Zırhlı araçlara monte edilmiş kundağı motorlu topçu ve uçaksavarlar tankların ilerleyiş hızına uygun sıçramalarla yeni atış mevzilerine girerek yakın ve zamanında ateş desteği sağlarken uçaklar artık içerlerdeki düşman hedeflerini vurmaktaydı.
Amaç düşmanın dengesini bozmak ve karşı tedbir geliştirmesine imkân vermeden taktik zaferi operasyonel hedefleri ele geçirerek büyük bir zafere dönüştürmekti.
Yıldırım Harbi Doktrini
Yıldırım Savaşı Doktrini'nin hayata geçirilebilmesi için sadece daha güçlü, hızlı ve iyi zırh korumasına sahip tanklar tasarlayıp üretmek yeterli değildi.
Piyade, topçu, istihkâm ve uçaksavarcılar için de zırhlı araçlara ihtiyaç vardı. Ayrıca atış istekleri ve koordinasyonu için topçu ileri gözetleyicisi ve ileri hava kontrolleri de kendileri için özel üretilmiş zırhlı araçlar içinde tanklarla beraber hareket etmeliydi.
Artık tamamen motorize olmuş harekâtın etkin komuta, kontrol ve koordinasyonu için zırhlı komuta ve muhabere araçlarına da ihtiyaç bulunmaktaydı.
Doğal olarak bütün bu farklı askeri sınıfların beraber savaşabilmesi için müşterek harekât taktik ve tekniklerinin tasarlanıp denenip uygulanmalıydı.
Teker seviyesinden ordu seviyesine kadar her tür teknik ve sahra talimnamelerinin yazılması, eğitim yardımcı malzemelerinin üretilmesi ve bütün sınıfların beraber yoğun eğitime tabi tutulması zaruriydi.
Stalin, Kendi generallerinden şüphelendiği için 1936-38 arasında yüzlerce general ve binlerce subayı tutuklattı, idam veya sürgün etti.
Almanlar ise bu doktrini hayata geçirip özellikle 1940 Fransa harekâtında inanılmaz zaferler kazandı.
Silah, araç ve teçhizat yani savaş teknolojisi olmadan savaşılamaz. Modern savaş teknolojisine sahip olmak bir orduya büyük bir avantaj sağlar.
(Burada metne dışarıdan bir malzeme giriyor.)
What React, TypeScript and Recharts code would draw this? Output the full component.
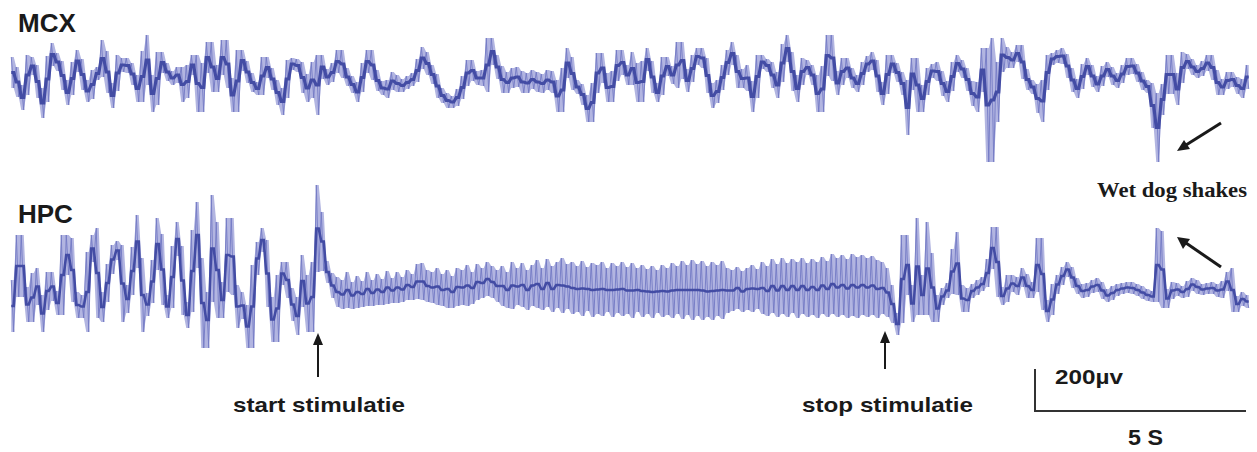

Ama savaş teknolojisi de tek başına zaferi getirmez. Savaşın asıl öğesi asker yani insandır. Teknoloji daha iyi savaşmak için kullanılan bir alettir.
İnsansız silah ve gereçler, otonom sistemler, yapay zekâ, dijital ve uzay devrimi gibi müthiş teknolojik gelişmeleri kullanmak için gereken doktrin, taktik ve teknikler, eğitim tasarlanıp geliştirilmeden modern muharebenin sorunlarını çözmek mümkün değildir.